Но Фламин не произносит своей революционной речи, и Альбано не вступает в революционные войска. Это ведь Германия. Революционным героям противостоит немецкая действительность. В ее условиях более реалистично требовать перемен путем реформ (к чему в конечном счете и сводятся «Геспер» и «Титан»). И когда Наполеон провозглашает себя императором, Жан-Поль 19 июня 1804 года пишет следующие слова: «Гёте был дальновиднее, чем весь мир, ибо начало революции он презирал уже так, как мы презираем ее конец».

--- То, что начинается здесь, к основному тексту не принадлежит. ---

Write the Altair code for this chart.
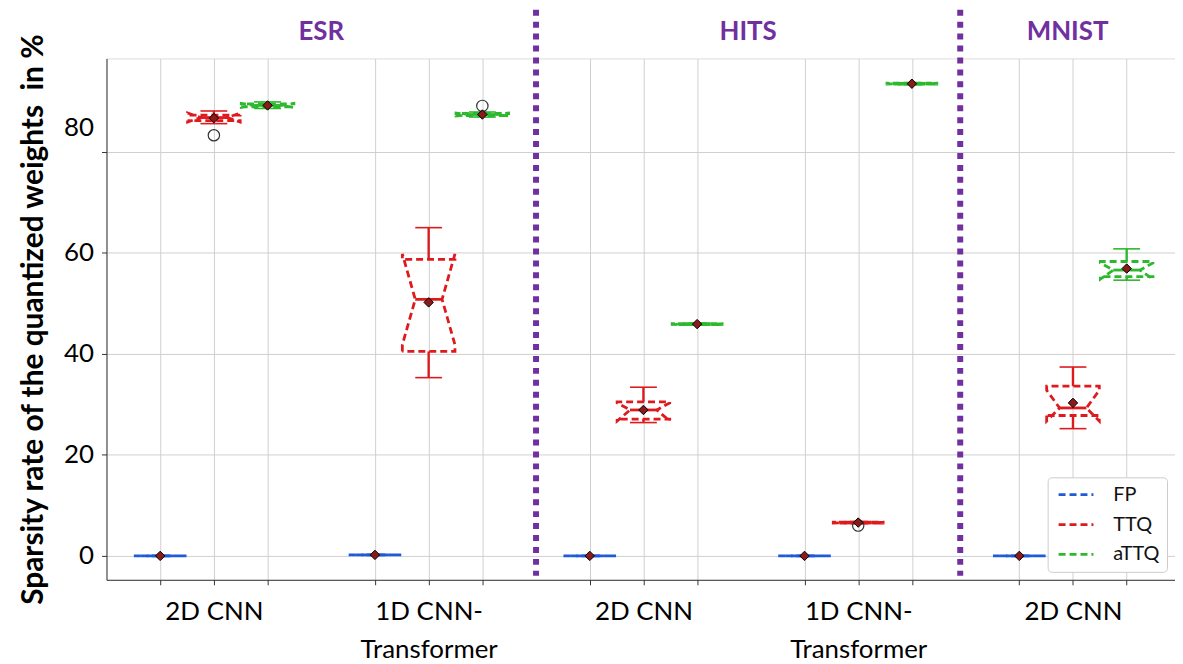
import altair as alt
import pandas as pd

# ---------------- data ----------------
datasets = ["ESR", "HITS", "MNIST"]
group_names = ["2D CNN", "1D CNN-\nTransformer", "2D CNN", "1D CNN-\nTransformer", "2D CNN"]
methods = ["FP", "TTQ", "aTTQ"]
colors = ["#1f5bd8", "#de1a1f", "#2db82d"]

# one entry per box, group-major (5 groups x 3 methods)
box_group = [0, 0, 0, 1, 1, 1, 2, 2, 2, 3, 3, 3, 4, 4, 4]
box_method = ["FP", "TTQ", "aTTQ"] * 5
whislo = [0.0, 85.6, 88.6, 0.2, 35.3, 86.9, 0.0, 26.4, 45.7, 0.0, 6.4, 93.3, 0.0, 25.2, 54.6]
q1 = [0.0, 86.2, 88.9, 0.2, 40.5, 87.2, 0.0, 27.1, 45.8, 0.0, 6.5, 93.4, 0.0, 27.8, 55.3]
notch_lo = [0.0, 85.9, 88.8, 0.2, 41.8, 87.1, 0.0, 26.7, 45.8, 0.0, 6.5, 93.4, 0.0, 26.7, 54.8]
median = [0.0, 86.8, 89.2, 0.2, 50.8, 87.4, 0.0, 28.9, 45.9, 0.0, 6.6, 93.5, 0.0, 29.3, 56.6]
notch_hi = [0.0, 87.7, 89.6, 0.2, 59.8, 87.7, 0.0, 30.3, 46.0, 0.0, 6.7, 93.6, 0.0, 32.8, 58.0]
q3 = [0.0, 87.3, 89.5, 0.2, 58.7, 87.6, 0.0, 30.5, 46.0, 0.0, 6.7, 93.6, 0.0, 33.6, 58.3]
whishi = [0.0, 88.1, 89.9, 0.2, 65.0, 87.9, 0.0, 33.4, 46.1, 0.0, 6.8, 93.7, 0.0, 37.4, 60.8]
means = [0.0, 86.7, 89.2, 0.2, 50.2, 87.4, 0.0, 28.9, 45.9, 0.0, 6.6, 93.5, 0.0, 30.3, 56.9]
outlier_box = [1, 5, 10]
outlier_value = [83.3, 89.1, 6.0]

y_ticks = [0, 20, 40, 60, 80]
y_title = "Sparsity rate of the quantized weights\u00a0 in %"

# ---------------- layout constants ----------------
GROUP_STEP = 4
BOX_HALF = 0.49
NOTCH_HALF = 0.25
CAP_HALF = 0.25
X_DOMAIN = [-1, 18.9]
Y_DOMAIN = [-4.73, 98.5]
sep_positions = [7, 14.9]
title_positions = [3, 10.95, 16.9]
PURPLE = "#7030a0"

positions = [GROUP_STEP * g + methods.index(m) for g, m in zip(box_group, box_method)]

stats = pd.DataFrame({
    "pos": positions, "method": box_method,
    "whislo": whislo, "q1": q1, "nlo": notch_lo, "med": median,
    "nhi": notch_hi, "q3": q3, "whishi": whishi, "mean": means,
})
stats["capl"] = stats["pos"] - CAP_HALF
stats["capr"] = stats["pos"] + CAP_HALF
stats["ml"] = stats["pos"] - NOTCH_HALF
stats["mr"] = stats["pos"] + NOTCH_HALF

rows = []
for i, r in stats.iterrows():
    c = r["pos"]
    verts = [
        (c - BOX_HALF, r["q1"]), (c - BOX_HALF, r["nlo"]), (c - NOTCH_HALF, r["med"]),
        (c - BOX_HALF, r["nhi"]), (c - BOX_HALF, r["q3"]), (c + BOX_HALF, r["q3"]),
        (c + BOX_HALF, r["nhi"]), (c + NOTCH_HALF, r["med"]), (c + BOX_HALF, r["nlo"]),
        (c + BOX_HALF, r["q1"]), (c - BOX_HALF, r["q1"]),
    ]
    for k, (vx, vy) in enumerate(verts):
        rows.append({"box": i, "method": r["method"], "x": vx, "y": vy, "k": k})
path_df = pd.DataFrame(rows)

out_df = pd.DataFrame({
    "pos": [positions[b] for b in outlier_box],
    "value": outlier_value,
})
sep_df = pd.DataFrame({"pos": sep_positions})
title_df = pd.DataFrame({"pos": title_positions, "name": datasets})

# x-axis label expression from group names
parts = []
for g, name in enumerate(group_names):
    arr = "[" + ",".join("'" + s + "'" for s in name.split("\n")) + "]"
    parts.append(f"datum.value == {GROUP_STEP * g + 1} ? {arr} : ")
label_expr = "".join(parts) + "''"

xscale = alt.Scale(domain=X_DOMAIN, nice=False, zero=False)
yscale = alt.Scale(domain=Y_DOMAIN, nice=False, zero=False)
cscale = alt.Scale(domain=methods, range=colors)

x_axis = alt.Axis(
    values=sorted(positions), labelExpr=label_expr, title=None, grid=True,
    gridColor="#d0d0d0", tickSize=5, tickColor="#333", domainColor="#333",
    labelFont="Lato", labelFontSize=26, labelColor="black", labelPadding=14,
    labelLineHeight=38, labelOverlap=False, labelBound=False, labelFlush=False,
)
y_axis = alt.Axis(
    values=y_ticks, title=y_title, grid=True, gridColor="#d0d0d0",
    tickSize=5, tickColor="#333", domainColor="#333",
    labelFont="Lato", labelFontSize=26, labelColor="black", labelPadding=8,
    labelOffset=alt.condition("datum.value == 80", alt.value(-24), alt.value(0)),
    titleFont="Lato", titleFontSize=30, titleFontWeight="bold", titleColor="black",
    titlePadding=15,
)

box = alt.Chart(path_df).mark_line(strokeWidth=2.8, strokeDash=[7, 4]).encode(
    x=alt.X("x:Q", scale=xscale, axis=x_axis),
    y=alt.Y("y:Q", scale=yscale, axis=y_axis),
    color=alt.Color("method:N", scale=cscale, sort=methods, legend=alt.Legend(
        title=None, orient="bottom-right", offset=8, fillColor="white",
        strokeColor="#cccccc", cornerRadius=4, padding=7,
        labelFont="Lato", labelFontSize=20, labelColor="#111",
        symbolType="M-2,0L2,0", symbolSize=306, symbolStrokeWidth=2.8,
        symbolDash=[7, 4], symbolOffset=11, labelOffset=27, rowPadding=9,
    )),
    detail="box:N",
    order="k:Q",
)

base = alt.Chart(stats)
nolegend = alt.Color("method:N", scale=cscale, legend=None)

whisk_hi = base.mark_rule(strokeWidth=2.4).encode(
    x=alt.X("pos:Q", scale=xscale), y=alt.Y("q3:Q", scale=yscale), y2="whishi:Q", color=nolegend)
whisk_lo = base.mark_rule(strokeWidth=2.4).encode(
    x=alt.X("pos:Q", scale=xscale), y=alt.Y("q1:Q", scale=yscale), y2="whislo:Q", color=nolegend)
cap_hi = base.mark_rule(strokeWidth=1.6).encode(
    x=alt.X("capl:Q", scale=xscale), x2="capr:Q", y=alt.Y("whishi:Q", scale=yscale), color=nolegend)
cap_lo = base.mark_rule(strokeWidth=1.6).encode(
    x=alt.X("capl:Q", scale=xscale), x2="capr:Q", y=alt.Y("whislo:Q", scale=yscale), color=nolegend)
med = base.mark_rule(strokeWidth=2.8).encode(
    x=alt.X("ml:Q", scale=xscale), x2="mr:Q", y=alt.Y("med:Q", scale=yscale), color=nolegend)
mean_pts = base.mark_point(shape="diamond", filled=True, fill="#8b1a1a", stroke="black",
                           strokeWidth=1, size=90, opacity=1).encode(
    x=alt.X("pos:Q", scale=xscale), y=alt.Y("mean:Q", scale=yscale))
outliers = alt.Chart(out_df).mark_point(shape="circle", filled=False, stroke="#333",
                                        strokeWidth=1.2, size=130, opacity=1).encode(
    x=alt.X("pos:Q", scale=xscale), y=alt.Y("value:Q", scale=yscale))

seps = alt.Chart(sep_df).mark_rule(color=PURPLE, strokeWidth=6, strokeDash=[6, 6]).encode(
    x=alt.X("pos:Q", scale=xscale), y=alt.value(-49), y2=alt.value(520))
titles = alt.Chart(title_df).mark_text(font="Lato", fontSize=26, fontWeight="bold",
                                       color=PURPLE, baseline="middle").encode(
    x=alt.X("pos:Q", scale=xscale), y=alt.value(-27), text="name:N")

chart = alt.layer(
    box, whisk_hi, whisk_lo, cap_hi, cap_lo, med, outliers, mean_pts, seps, titles
).properties(
    width=1074, height=524,
    padding={"left": 99, "top": 49, "right": 0, "bottom": 100},
    autosize=alt.AutoSizeParams(type="none"),
).configure_view(stroke="#333", strokeWidth=1).configure(font="Lato")

chart.save("out.html", embed_options={"renderer": "svg", "actions": False})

Правда, повод для такого приговора смягчает сам приговор, ибо в нем звучат не угрызения совести того, кто мечтал о свободе, а стал реакционером, но гнев республиканца, вызванный восстановлением во Франции монархии; и все-таки это — отступление (пусть и не такое решительное, как может показаться, когда читаешь эти слова мгновенного разочарования). И отступление это было подготовлено.

Уже в 1799 году, во время работы над статьей памяти Шарлотты Корде, убийцы Марата, которая кажется ему воплощением свободы (жирондистов) по сравнению с кровавым господством (якобинцев), он говорит в связи с Якоби, как «отвратительно раскрывать книги о днях и ночах революции, неразборчивые из-за пятен крови»; с годами он ничего больше не хотел слышать о революции. А еще раньше, в юношески пылком «Геспере», мысль о революции больше предмет спора, чем пропаганды, и Виктор, из двух друзей более сильный, потому что более разумный, беседуя в революционном клубе, все время говорит: пытаться устранить угнетение и войну угнетением и войной — морально сомнительный способ. «Вы указываете народам два пути, — возражает он одному из радикальных революционеров, — один — более медленный, зато более правильный, и второй, который ни то и ни другое. Бессмысленно воздействовать на часовой механизм эпохи, который приводят в движение тысячи колесиков, — так его только собьешь с хода, а не ускоришь, а то и поломаешь зубцы; ты повисни на часовой гире, той, что движет все колеса; это значит: будь мудр и добродетелен, обрети величие и сохрани чистоту, и возводи Град Господен, не замешивая известь на крови и не укладывая черепа в его основание».